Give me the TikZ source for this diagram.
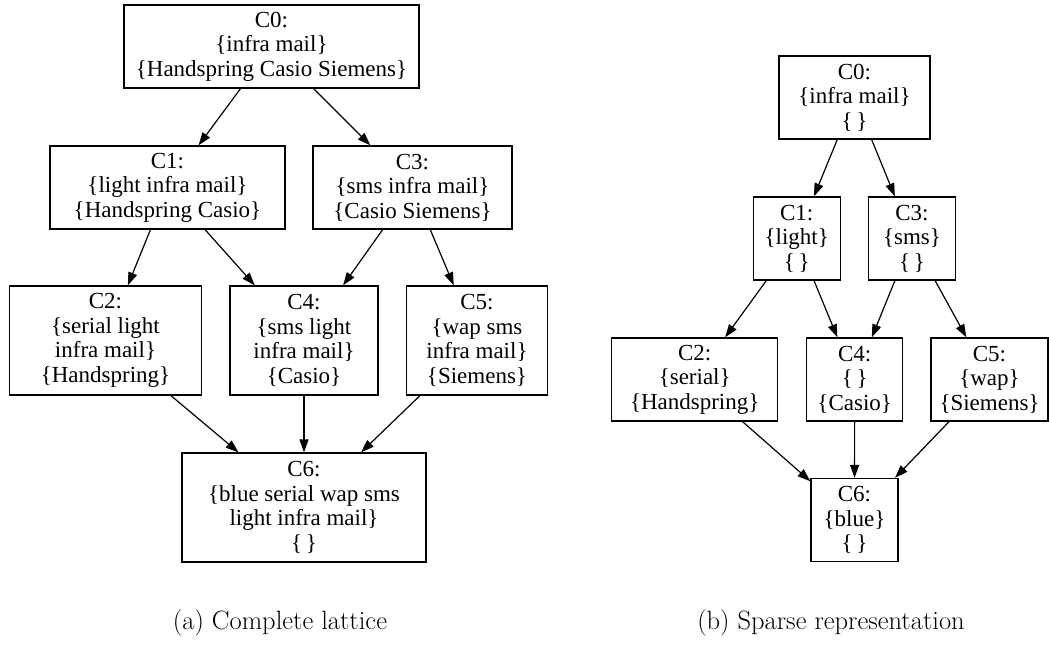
\documentclass[tikz,border=0pt]{standalone}
\usepackage{fontspec}
\newfontfamily\gvfont{Liberation Serif}
\usetikzlibrary{arrows.meta}

\begin{document}
\begin{tikzpicture}[x=1pt, y=-1pt]
\tikzstyle{concept}=[rectangle, draw=black, line width=1.3pt, inner sep=0pt, align=center,
  font=\gvfont\fontsize{23}{24.5}\selectfont]
\tikzstyle{parent}=[{Triangle[length=13pt, width=9pt]}-, line width=1.2pt]
\tikzstyle{caption}=[font=\fontsize{26.5}{31}\selectfont, anchor=base]
%
\useasboundingbox (0,0) rectangle (1049,646);
%
% (a) complete lattice
\begin{scope}
\node [concept, minimum width=295, minimum height=83] (c0) at (271.5,46.5)
	{C0:\\\{infra mail\}\\\{Handspring Casio Siemens\}};
\node [concept, minimum width=235, minimum height=83] (c1) at (167.5,187.5)
	{C1:\\\{light infra mail\}\\\{Handspring Casio\}}
	edge [parent] (c0);
\node [concept, minimum width=199, minimum height=83] (c3) at (412.5,187.5)
	{C3:\\\{sms infra mail\}\\\{Casio Siemens\}}
	edge [parent] (c0);
\node [concept, minimum width=192, minimum height=109] (c2) at (105.5,340.5)
	{C2:\\\{serial light\\infra mail\}\\\{Handspring\}}
	edge [parent] (c1);
\node [concept, minimum width=148, minimum height=109] (c4) at (304,340.5)
	{C4:\\\{sms light\\infra mail\}\\\{Casio\}}
	edge [parent] (c1)
	edge [parent] (c3);
\node [concept, minimum width=141, minimum height=109] (c5) at (477,340.5)
	{C5:\\\{wap sms\\infra mail\}\\\{Siemens\}}
	edge [parent] (c3);
\node [concept, minimum width=244, minimum height=109] (c6) at (304,507.5)
	{C6:\\\{blue serial wap sms\\light infra mail\}\\\{\,\}}
	edge [parent] (c2)
	edge [parent] (c4)
	edge [parent] (c5);
\node [caption] (capa) at (280,629) {(a) Complete lattice};
\end{scope}
%
% (b) sparse representation
\begin{scope}
\node [concept, minimum width=151, minimum height=83] (s0) at (854.5,97.5)
	{C0:\\\{infra mail\}\\\{\,\}};
\node [concept, minimum width=87, minimum height=83] (s1) at (796.7,238.5)
	{C1:\\\{light\}\\\{\,\}}
	edge [parent] (s0);
\node [concept, minimum width=87, minimum height=83] (s3) at (912,238.5)
	{C3:\\\{sms\}\\\{\,\}}
	edge [parent] (s0);
\node [concept, minimum width=166, minimum height=83] (s2) at (694.7,379.5)
	{C2:\\\{serial\}\\\{Handspring\}}
	edge [parent] (s1);
\node [concept, minimum width=96, minimum height=83] (s4) at (854.7,379.5)
	{C4:\\\{\,\}\\\{Casio\}}
	edge [parent] (s1)
	edge [parent] (s3);
\node [concept, minimum width=117, minimum height=83] (s5) at (989.5,379.5)
	{C5:\\\{wap\}\\\{Siemens\}}
	edge [parent] (s3);
\node [concept, minimum width=87, minimum height=83] (s6) at (854.5,520)
	{C6:\\\{blue\}\\\{\,\}}
	edge [parent] (s2)
	edge [parent] (s4)
	edge [parent] (s5);
\node [caption] (capb) at (831,629) {(b) Sparse representation};
\end{scope}
%
\end{tikzpicture}
\end{document}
****************
Send back the data above word for word, with the pictures left out.

Give me the TikZ source for this diagram.
\documentclass[tikz,border=0pt]{standalone}
\usepackage{fontspec}
\newfontfamily\gvfont{Liberation Serif}
\usetikzlibrary{arrows.meta}

\begin{document}
\begin{tikzpicture}[x=1pt, y=-1pt]
\tikzstyle{concept}=[rectangle, draw=black, line width=1.3pt, inner sep=0pt, align=center,
  font=\gvfont\fontsize{23}{24.5}\selectfont]
\tikzstyle{parent}=[{Triangle[length=13pt, width=9pt]}-, line width=1.2pt]
\tikzstyle{caption}=[font=\fontsize{26.5}{31}\selectfont, anchor=base]
%
\useasboundingbox (0,0) rectangle (1049,646);
%
% (a) complete lattice
\begin{scope}
\node [concept, minimum width=295, minimum height=83] (c0) at (271.5,46.5)
	{C0:\\\{infra mail\}\\\{Handspring Casio Siemens\}};
\node [concept, minimum width=235, minimum height=83] (c1) at (167.5,187.5)
	{C1:\\\{light infra mail\}\\\{Handspring Casio\}}
	edge [parent] (c0);
\node [concept, minimum width=199, minimum height=83] (c3) at (412.5,187.5)
	{C3:\\\{sms infra mail\}\\\{Casio Siemens\}}
	edge [parent] (c0);
\node [concept, minimum width=192, minimum height=109] (c2) at (105.5,340.5)
	{C2:\\\{serial light\\infra mail\}\\\{Handspring\}}
	edge [parent] (c1);
\node [concept, minimum width=148, minimum height=109] (c4) at (304,340.5)
	{C4:\\\{sms light\\infra mail\}\\\{Casio\}}
	edge [parent] (c1)
	edge [parent] (c3);
\node [concept, minimum width=141, minimum height=109] (c5) at (477,340.5)
	{C5:\\\{wap sms\\infra mail\}\\\{Siemens\}}
	edge [parent] (c3);
\node [concept, minimum width=244, minimum height=109] (c6) at (304,507.5)
	{C6:\\\{blue serial wap sms\\light infra mail\}\\\{\,\}}
	edge [parent] (c2)
	edge [parent] (c4)
	edge [parent] (c5);
\node [caption] (capa) at (280,629) {(a) Complete lattice};
\end{scope}
%
% (b) sparse representation
\begin{scope}
\node [concept, minimum width=151, minimum height=83] (s0) at (854.5,97.5)
	{C0:\\\{infra mail\}\\\{\,\}};
\node [concept, minimum width=87, minimum height=83] (s1) at (796.7,238.5)
	{C1:\\\{light\}\\\{\,\}}
	edge [parent] (s0);
\node [concept, minimum width=87, minimum height=83] (s3) at (912,238.5)
	{C3:\\\{sms\}\\\{\,\}}
	edge [parent] (s0);
\node [concept, minimum width=166, minimum height=83] (s2) at (694.7,379.5)
	{C2:\\\{serial\}\\\{Handspring\}}
	edge [parent] (s1);
\node [concept, minimum width=96, minimum height=83] (s4) at (854.7,379.5)
	{C4:\\\{\,\}\\\{Casio\}}
	edge [parent] (s1)
	edge [parent] (s3);
\node [concept, minimum width=117, minimum height=83] (s5) at (989.5,379.5)
	{C5:\\\{wap\}\\\{Siemens\}}
	edge [parent] (s3);
\node [concept, minimum width=87, minimum height=83] (s6) at (854.5,520)
	{C6:\\\{blue\}\\\{\,\}}
	edge [parent] (s2)
	edge [parent] (s4)
	edge [parent] (s5);
\node [caption] (capb) at (831,629) {(b) Sparse representation};
\end{scope}
%
\end{tikzpicture}
\end{document}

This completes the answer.